La implicación del Estado en la vida educativa se tradujo en un crecimiento de la enseñanza post-elemental, insistencia en la uniformidad lingüística, campañas alfabetizadoras y un control de la enseñanza por las autoridades seculares.
En cuanto a los maestros, hay que decir que hasta muy finales del siglo XVIII no se sintieron grupo profesional diferenciado y su preparación como su consideración social y su remuneración eran escasas. Salvo algunas órdenes religiosas que tenían centros para formarlos, en la mayoría de los casos sólo se les exigía buena conducta -certificada por el párroco- y conocimientos de religión. Los gobernantes ilustrados aumentaron algo los requisitos para ocupar una escuela, salvo en el caso de las maestras cuya situación difería.
Al contrario de lo que sucede hoy, durante el Antiguo Régimen la enseñanza formal en los niveles elementales contaba con escasa presencia femenina, aunque fuera de ella seria mucho más numerosa de lo que las fuentes indican. Las maestras que impartían enseñanza oficialmente sólo controlaban los colegios de monjas o los reformatorios para mujeres. En el resto de las escuelas, su número es inferior al de maestros y no se les permite tener a su cargo nada más que los niveles elementales o los establecimientos para niñas, bastante menos frecuentes y con un currículo más reducido como veremos. Durante el Setecientos, el número de maestras se incrementó, en gran medida al hacerlo las escuelas femeninas, y su situación mejoró en algunos países europeos, aunque no por ello se les dieron mayores competencias. Este hecho puede explicar el que en la España de fines de la centuria ni siquiera se pida a las docentes mínimos rudimentos de lectura y escritura para regentar una escuela de niñas.

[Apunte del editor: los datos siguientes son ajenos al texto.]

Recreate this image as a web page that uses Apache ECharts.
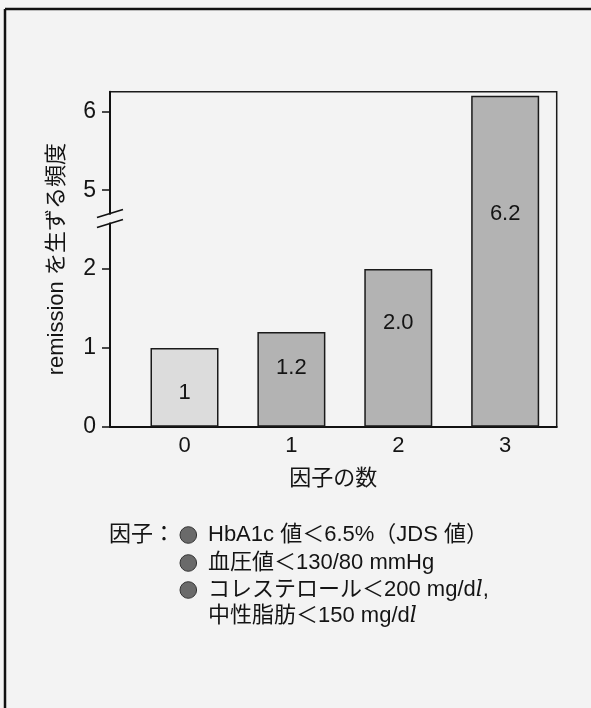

Desde el punto de vista remunerativo, los ingresos de los maestros variaban según el puesto y el nivel económico del lugar, ya que provenían de los honorarios pagados por las familias, los municipios o la Iglesia. En general, puede decirse que los emolumentos eran similares a los de los artesanos y podían percibirse en moneda, especie o con derechos de explotación de tierras de cultivo o de pasto.